[Plotting code records]
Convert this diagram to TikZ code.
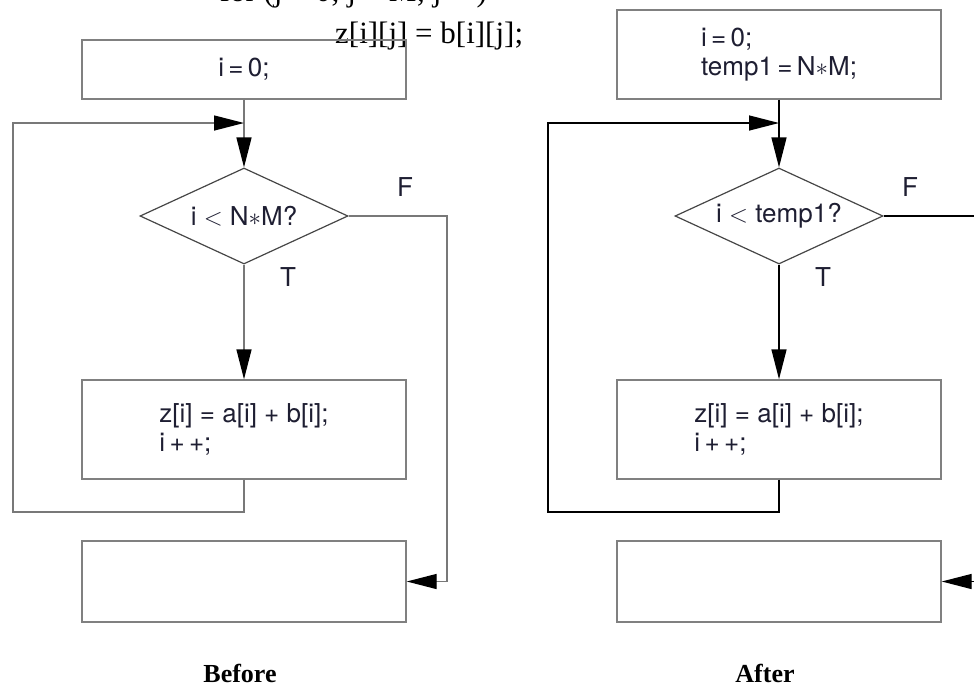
\documentclass[tikz,border=0pt]{standalone}
\usepackage{fontspec}
\setmainfont{Liberation Serif}
\setsansfont{TeX Gyre Heros}
\usetikzlibrary{shapes.geometric,arrows.meta}
\definecolor{boxgray}{RGB}{128,128,128}
\definecolor{diagray}{RGB}{70,70,70}
\definecolor{leftline}{RGB}{120,120,120}
\definecolor{txtdark}{RGB}{30,30,50}
\newcommand\flowfont{\sffamily\fontsize{26}{29}\selectfont\color{txtdark}}
\tikzset{
  box/.style={draw=boxgray, line width=1.4pt, minimum width=324pt, inner sep=0pt, font=\flowfont, align=left},
  dia/.style={diamond, shape aspect=2.17, draw=diagray, line width=1.2pt, minimum width=208pt, minimum height=96pt, inner sep=0pt, font=\flowfont},
  flowL/.style={draw=leftline, line width=1.4pt, -{Triangle[length=30pt,width=15pt,color=black]}},
  flowR/.style={draw=black, line width=1.4pt, -{Triangle[length=30pt,width=15pt,color=black]}},
  lbl/.style={font=\flowfont, inner sep=0pt},
  captionlbl/.style={font=\bfseries\fontsize{26}{30}\selectfont, inner sep=0pt},
  codetxt/.style={font=\fontsize{31}{31}\selectfont, inner sep=0pt}
}
\begin{document}
\begin{tikzpicture}[x=1pt,y=-1pt]
\useasboundingbox (0,0) rectangle (974,686);
% code fragment at the top
\node[codetxt, anchor=base east] (code1) at (487,1) {for (j = 0; j < M; j++)};
\node[codetxt, anchor=base west] (code2) at (335,43) {z[i][j] = b[i][j];};
% ---------- Before ----------
\node[box, minimum height=59pt] (b1) at (244,69.5) {i\,=\,0;};
\node[dia] (d1) at (244,216) {i $<$ N$\ast$M?};
\node[box, minimum height=99pt] (s1) at (244,429.5) {z[i] = a[i] + b[i];\\ i\,+\,+;};
\node[box, minimum height=81pt] (e1) at (244,581.5) {};
\node[lbl] (f1) at (405,187) {F};
\node[lbl] (t1) at (288,277) {T};
\coordinate (j1) at (244,123);
\coordinate (l1a) at (244,512);
\coordinate (l1b) at (13,512);
\coordinate (l1c) at (13,123);
\coordinate (r1a) at (447,216);
\draw[flowL] (b1.south) -- (d1.north);
\draw[flowL] (s1.south) -- (l1a) -- (l1b) -- (l1c) -- (j1);
\draw[flowL] (d1.east) -- (r1a) -- (r1a |- e1.east) -- (e1.east);
\draw[flowL] (d1.south) -- (s1.north);
\node[captionlbl, anchor=base] (before) at (240,682) {Before};
% ---------- After ----------
\node[box, minimum height=89pt] (b2) at (779,54.5) {i\,=\,0;\\ temp1\,=\,N$\ast$M;};
\node[dia] (d2) at (779,216) {i $<$ temp1?};
\node[box, minimum height=99pt] (s2) at (779,429.5) {z[i] = a[i] + b[i];\\ i\,+\,+;};
\node[box, minimum height=81pt] (e2) at (779,581.5) {};
\node[lbl] (f2) at (910,187) {F};
\node[lbl] (t2) at (823,277) {T};
\coordinate (j2) at (779,123);
\coordinate (l2a) at (779,512);
\coordinate (l2b) at (548,512);
\coordinate (l2c) at (548,123);
\coordinate (r2a) at (982,216);
\draw[flowR] (b2.south) -- (d2.north);
\draw[flowR] (s2.south) -- (l2a) -- (l2b) -- (l2c) -- (j2);
\draw[flowR] (d2.east) -- (r2a) -- (r2a |- e2.east) -- (e2.east);
\draw[flowR] (d2.south) -- (s2.north);
\node[captionlbl, anchor=base] (after) at (765,682) {After};
\end{tikzpicture}
\end{document}
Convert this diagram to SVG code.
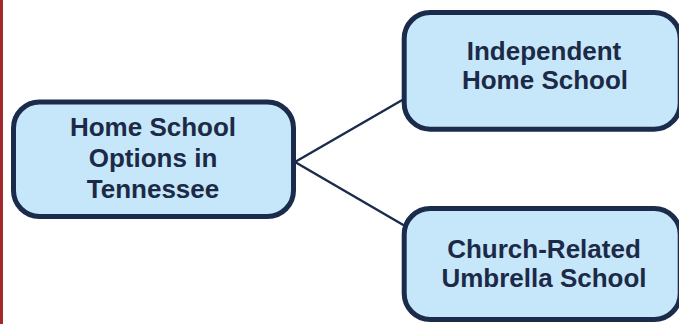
<svg xmlns="http://www.w3.org/2000/svg" width="679" height="324" viewBox="0 0 679 324">
  <style>
    .node rect { fill: #c6e7f9; stroke: #1a2b4c; stroke-width: 5; }
    .node text { font-family: "Liberation Sans", Arial, sans-serif; font-weight: bold; font-size: 26px; fill: #1c2a48; text-anchor: middle; }
    .edges line { stroke: #1a2b4c; stroke-width: 2.4; }
  </style>
  <rect x="0" y="0" width="679" height="324" fill="#ffffff"/>
  <rect x="0" y="0" width="3" height="324" fill="#a3282c"/>
  <g id="edges" class="edges">
    <line x1="295" y1="162" x2="404" y2="99"/>
    <line x1="295" y1="162" x2="405" y2="226"/>
  </g>
  <g id="node-main" class="node">
    <rect x="13.5" y="102" width="280" height="114.5" rx="26" ry="26"/>
    <text x="153" y="136">Home School</text>
    <text x="153" y="167">Options in</text>
    <text x="153" y="198">Tennessee</text>
  </g>
  <g id="node-independent" class="node">
    <rect x="404.2" y="12.5" width="276" height="116.7" rx="26" ry="26"/>
    <text x="544" y="59.5">Independent</text>
    <text x="545" y="89">Home School</text>
  </g>
  <g id="node-church" class="node">
    <rect x="404.2" y="208.5" width="276" height="111" rx="26" ry="26"/>
    <text x="544" y="257.5">Church-Related</text>
    <text x="544" y="286.5">Umbrella School</text>
  </g>
</svg>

*Brief*.
Report the number of lines in the listing where the string "this" appears, and nothing besides.

*Exercise result*.
2